→ **Task goal**
Word for word, transcribe the lines below and drop the pictures.

→ **Source data**

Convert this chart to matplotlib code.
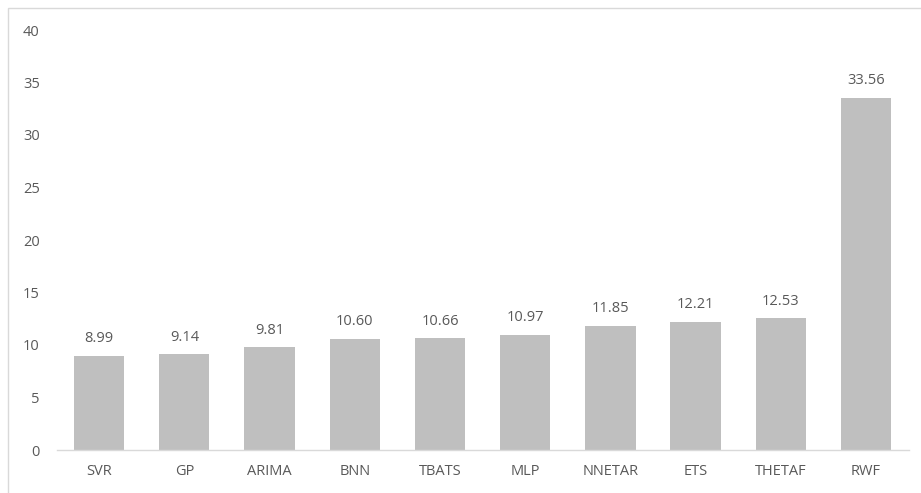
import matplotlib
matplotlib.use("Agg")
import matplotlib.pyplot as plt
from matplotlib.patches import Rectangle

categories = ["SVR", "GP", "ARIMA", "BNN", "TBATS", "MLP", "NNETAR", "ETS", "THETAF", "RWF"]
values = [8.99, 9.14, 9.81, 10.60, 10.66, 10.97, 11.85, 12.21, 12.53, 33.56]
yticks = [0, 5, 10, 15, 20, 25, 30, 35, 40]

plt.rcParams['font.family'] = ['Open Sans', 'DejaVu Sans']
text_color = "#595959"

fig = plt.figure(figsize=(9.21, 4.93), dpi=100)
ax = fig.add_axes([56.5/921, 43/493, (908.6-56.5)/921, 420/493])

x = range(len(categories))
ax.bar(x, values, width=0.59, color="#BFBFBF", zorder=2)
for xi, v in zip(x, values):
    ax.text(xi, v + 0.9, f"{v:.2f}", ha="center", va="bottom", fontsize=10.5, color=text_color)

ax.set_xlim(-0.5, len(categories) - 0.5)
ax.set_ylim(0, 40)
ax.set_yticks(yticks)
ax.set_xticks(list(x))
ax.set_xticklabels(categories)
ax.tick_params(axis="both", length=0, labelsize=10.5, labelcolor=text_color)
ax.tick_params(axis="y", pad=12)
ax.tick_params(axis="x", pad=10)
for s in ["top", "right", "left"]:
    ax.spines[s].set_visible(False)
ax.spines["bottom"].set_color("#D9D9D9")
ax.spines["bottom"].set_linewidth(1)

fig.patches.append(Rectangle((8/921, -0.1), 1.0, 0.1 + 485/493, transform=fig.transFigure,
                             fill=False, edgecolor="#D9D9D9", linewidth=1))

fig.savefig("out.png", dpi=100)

→ **Right answer**
Convert this chart to matplotlib code.
import matplotlib
matplotlib.use("Agg")
import matplotlib.pyplot as plt
from matplotlib.patches import Rectangle

categories = ["SVR", "GP", "ARIMA", "BNN", "TBATS", "MLP", "NNETAR", "ETS", "THETAF", "RWF"]
values = [8.99, 9.14, 9.81, 10.60, 10.66, 10.97, 11.85, 12.21, 12.53, 33.56]
yticks = [0, 5, 10, 15, 20, 25, 30, 35, 40]

plt.rcParams['font.family'] = ['Open Sans', 'DejaVu Sans']
text_color = "#595959"

fig = plt.figure(figsize=(9.21, 4.93), dpi=100)
ax = fig.add_axes([56.5/921, 43/493, (908.6-56.5)/921, 420/493])

x = range(len(categories))
ax.bar(x, values, width=0.59, color="#BFBFBF", zorder=2)
for xi, v in zip(x, values):
    ax.text(xi, v + 0.9, f"{v:.2f}", ha="center", va="bottom", fontsize=10.5, color=text_color)

ax.set_xlim(-0.5, len(categories) - 0.5)
ax.set_ylim(0, 40)
ax.set_yticks(yticks)
ax.set_xticks(list(x))
ax.set_xticklabels(categories)
ax.tick_params(axis="both", length=0, labelsize=10.5, labelcolor=text_color)
ax.tick_params(axis="y", pad=12)
ax.tick_params(axis="x", pad=10)
for s in ["top", "right", "left"]:
    ax.spines[s].set_visible(False)
ax.spines["bottom"].set_color("#D9D9D9")
ax.spines["bottom"].set_linewidth(1)

fig.patches.append(Rectangle((8/921, -0.1), 1.0, 0.1 + 485/493, transform=fig.transFigure,
                             fill=False, edgecolor="#D9D9D9", linewidth=1))

fig.savefig("out.png", dpi=100)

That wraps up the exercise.